REST is sometimes bandied about as a simpler approach than WS-*, and certainly REST architectures are simpler. They have less variation in message types, and promote configuration of components rather than coding to make new interactions work. However REST only achieves this by shifting the social problem out of the software. Instead of solving the problem of how two components interact with one-off software, we have a long multi-party standardisation effort that ensures thousands can interact in this way. REST encourages the reuse of existing messages and structure, but in truth it is often easier to add a new message type simply by throwing an extra method into your WSDL. REST results in less code and simpler architectures. SOA results in more code and more complex architectures... but the difference isn't between HTTP and SOAP. It is between investment in an architecture and investment in a toolchain.

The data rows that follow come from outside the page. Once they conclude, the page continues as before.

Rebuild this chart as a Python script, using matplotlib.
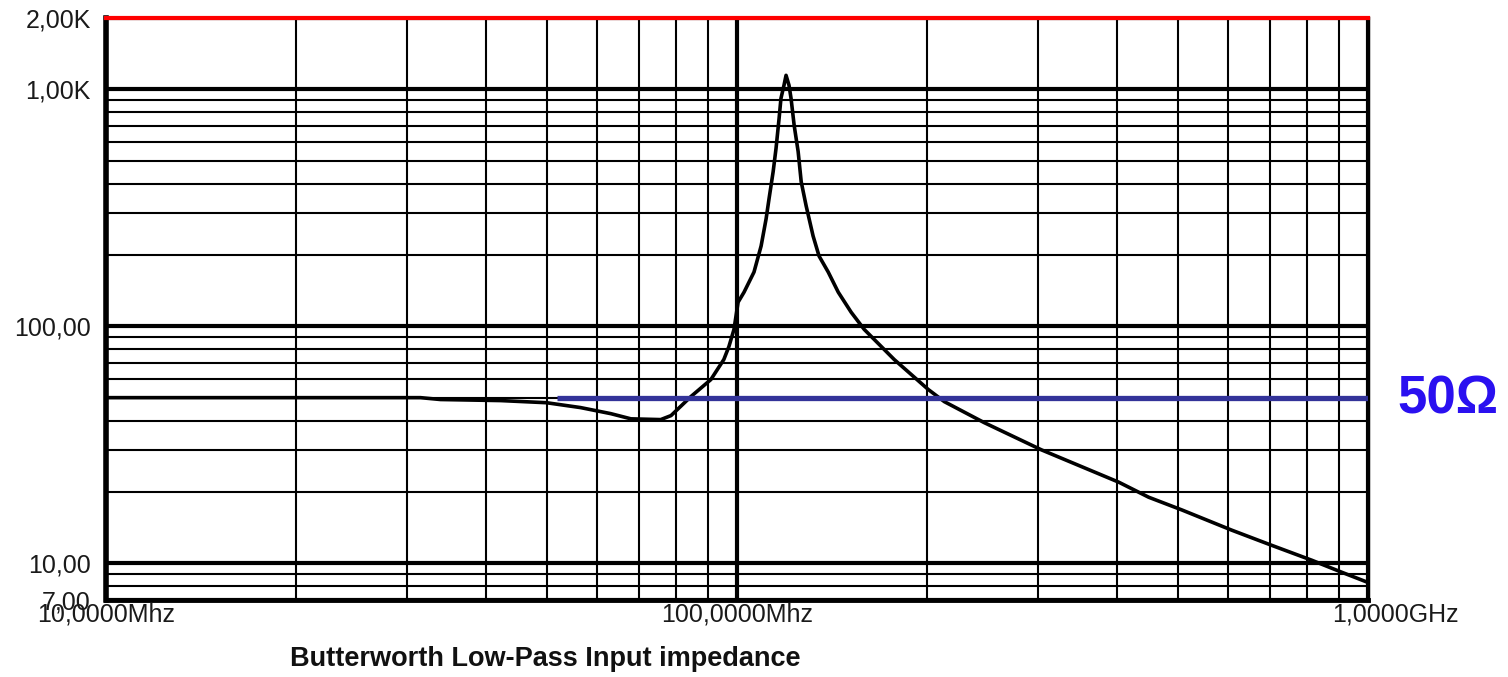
import matplotlib
matplotlib.use("Agg")
import matplotlib.pyplot as plt
import matplotlib.transforms as mtransforms

# Input impedance of the Butterworth low-pass
freq_mhz = [10.0, 14.1, 20.3, 31.5, 33.9, 42.2, 49.9, 56.5, 63.1, 67.9, 75.7, 78.6,
            84.5, 90.9, 95.3, 97.1, 98.9, 100.4, 102.6, 106.4, 109.2, 111.2, 112.4,
            114.1, 115.3, 116.6, 117.4, 118.7, 119.6, 120.9, 121.8, 123.2, 125.0,
            126.4, 128.7, 132.0, 134.9, 139.5, 144.7, 151.7, 159.1, 177.5, 201.0,
            213.1, 246.6, 303.8, 402.6, 449.2, 506.8, 608.1, 704.1, 814.7, 909.3, 1000.0]
z_ohm = [50.0, 50.0, 50.0, 50.0, 49.1, 48.6, 47.6, 45.4, 42.8, 40.7, 40.4, 42.0,
         50.5, 59.6, 72.4, 82.2, 97.0, 126.4, 139.3, 169.4, 218.3, 284.0, 345.2,
         449.3, 562.3, 753.8, 916.2, 1040.0, 1146.0, 1040.0, 916.0, 703.9, 546.0,
         407.4, 322.3, 240.6, 198.0, 169.4, 139.3, 114.6, 97.0, 72.4, 54.1,
         48.1, 39.2, 30.1, 22.0, 19.0, 16.8, 13.8, 11.9, 10.3, 9.16, 8.3]

ref_freq = [51.8, 1000.0]
ref_z = [50.0, 50.0]

x_ticks = [10, 100, 1000]
x_labels = ['10,0000Mhz', '100,0000Mhz', '1,0000GHz']
y_ticks = [7, 10, 100, 1000, 2000]
y_labels = ['7,00', '10,00', '100,00', '1,00K', '2,00K']
x_minor = [20, 30, 40, 50, 60, 70, 80, 90, 200, 300, 400, 500, 600, 700, 800, 900]
y_minor = [8, 9, 20, 30, 40, 50, 60, 70, 80, 90, 200, 300, 400, 500, 600, 700, 800, 900]

plt.rcParams['font.family'] = ['Liberation Sans', 'DejaVu Sans']

fig = plt.figure(figsize=(15.08, 6.77), dpi=100)
ax = fig.add_axes([106/1508, 77/677, 1262/1508, 582/677])

ax.set_xscale('log')
ax.set_yscale('log')
ax.set_xlim(10, 1000)
ax.set_ylim(7, 2000)

ax.set_xticks(x_ticks)
ax.set_xticklabels(x_labels)
ax.set_yticks(y_ticks)
ax.set_yticklabels(y_labels)
ax.set_xticks(x_minor, minor=True)
ax.set_yticks(y_minor, minor=True)
ax.xaxis.set_minor_formatter(matplotlib.ticker.NullFormatter())
ax.yaxis.set_minor_formatter(matplotlib.ticker.NullFormatter())
ax.tick_params(which='both', length=0, labelsize=18, labelcolor='#1a1a1a')
ax.tick_params(axis='x', pad=2)
ax.tick_params(axis='y', pad=11)

ax.grid(True, which='minor', color='black', linewidth=1.5)
ax.grid(True, which='major', color='black', linewidth=3)
ax.set_axisbelow(True)

# shift the last x label to the right like the original
lbl = ax.get_xticklabels()[-1]
lbl.set_transform(lbl.get_transform() + mtransforms.ScaledTranslation(0.27, 0, fig.dpi_scale_trans))

for side, lw in [('left', 4), ('right', 2.5), ('bottom', 3.5)]:
    ax.spines[side].set_linewidth(lw)
    ax.spines[side].set_color('black')
ax.spines['top'].set_color('red')
ax.spines['top'].set_linewidth(3)

ax.plot(freq_mhz, z_ohm, color='black', linewidth=2.6, zorder=3)
ax.plot(ref_freq, ref_z, color='#333399', linewidth=3.8, zorder=4, solid_capstyle='butt')

fig.text(1397/1508, 1 - 400/677, '50Ω', color='#2a10f0', fontsize=38, fontweight='bold',
         ha='left', va='center')
fig.text(545/1508, 1 - 659/677, 'Butterworth Low-Pass Input impedance', fontsize=19.5,
         fontweight='bold', ha='center', va='center', color='#111111')

fig.savefig('out.png', dpi=100)
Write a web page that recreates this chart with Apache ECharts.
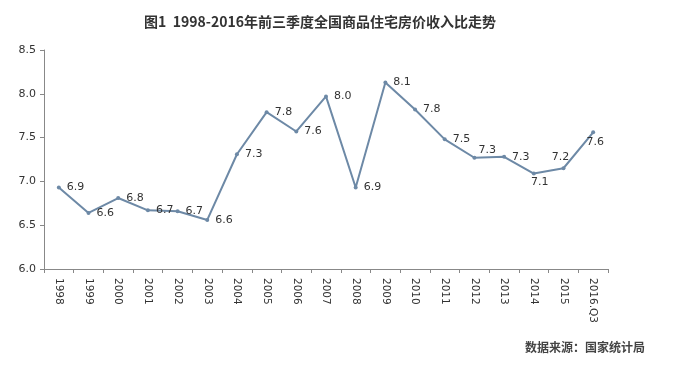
<!DOCTYPE html>
<html><head><meta charset="utf-8">
<script src="https://cdn.jsdelivr.net/npm/echarts@6/dist/echarts.min.js"></script>
<style>html,body{margin:0;padding:0;background:#fff}#c{width:678px;height:368px}</style>
</head><body><div id="c"></div>
<script>
var categories = ['1998','1999','2000','2001','2002','2003','2004','2005','2006','2007','2008','2009','2010','2011','2012','2013','2014','2015','2016.Q3'];
var ratios = [6.93,6.64,6.81,6.67,6.66,6.56,7.31,7.79,7.57,7.97,6.93,8.13,7.82,7.48,7.27,7.28,7.09,7.15,7.56];
var yTicks = {min:6.0, max:8.5, interval:0.5};
var titleText = '图1  1998-2016年前三季度全国商品住宅房价收入比走势';
var sourceText = '数据来源：国家统计局';

// label placement overrides (style only)
var labelOverride = {
  '2012': {position:'right', offset:[-4,-8]},
  '2014': {position:'bottom', offset:[6,-5]},
  '2015': {position:'top', offset:[-3,2]},
  '2016.Q3': {position:'bottom', offset:[2,-4]}
};
var seriesData = categories.map(function(c,i){
  var d = {value: ratios[i]};
  if (labelOverride[c]) d.label = labelOverride[c];
  return d;
});

var chart = echarts.init(document.getElementById('c'), null, {renderer:'canvas'});
chart.setOption({
  backgroundColor:'#fff',
  animation:false,
  title:{text:titleText, left:315, top:10, textAlign:'center',
    textStyle:{fontSize:14, fontWeight:'bold', color:'#333', fontFamily:'Noto Sans CJK SC'}},
  graphic:[{type:'text', right:33, top:341, style:{text:sourceText, fill:'#444',
    font:'bold 12px "Noto Sans CJK SC"'}}],
  grid:{left:44, right:70, top:50, bottom:99},
  xAxis:{type:'category', data:categories, boundaryGap:true,
    axisLine:{lineStyle:{color:'#888'}},
    axisTick:{show:true, alignWithLabel:false, length:4, lineStyle:{color:'#888'}},
    axisLabel:{rotate:-90, color:'#333', fontSize:10.5, margin:9, fontFamily:'DejaVu Sans', interval:0}
  },
  yAxis:{type:'value', min:yTicks.min, max:yTicks.max, interval:yTicks.interval,
    axisLine:{show:true, lineStyle:{color:'#888'}},
    axisTick:{show:true, length:4, lineStyle:{color:'#888'}},
    splitLine:{show:false},
    axisLabel:{color:'#333', fontSize:11, margin:8, fontFamily:'DejaVu Sans',
      formatter:function(v){return v.toFixed(1);}}
  },
  series:[{type:'line', data:seriesData, symbol:'circle', symbolSize:4,
    lineStyle:{color:'#6d89a6', width:2}, itemStyle:{color:'#6d89a6'},
    label:{show:true, position:'right', distance:6, color:'#333', fontSize:11, fontFamily:'DejaVu Sans',
      formatter:function(p){return p.value.toFixed(1);}}
  }]
});
</script></body></html>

Perhaps that is the take-home, ladies and gentlemen: You can achieve better and simpler and higher-value architectures... but even when you leverage standard identification schemes and interaction models there is no silver bullet. You still need to choose or evolve or invent your document types wisely. That costs time and money, as does promoting anything you do invent to sufficient scale to achieve significant value. That effort has to be judged against the value of the network to you and your company. On the other hand, I think we are lacking the tools that make some of these problem easy to identify. I think we can make it easier to build new infrastructure based on the consensus we have already achieved. I think we can do better.

Conclusion

You are already doing REST, but are you getting the network effects that you see on the wider Web? Can a million different software components carry on perfectly sensible conversations with others that they have never met before and had no special code written for? Can you do REST better? Is it worth the extra effort, and what tooling do we need to put the evolvable Semantic Web within the reach of mere mortals?

Benjamin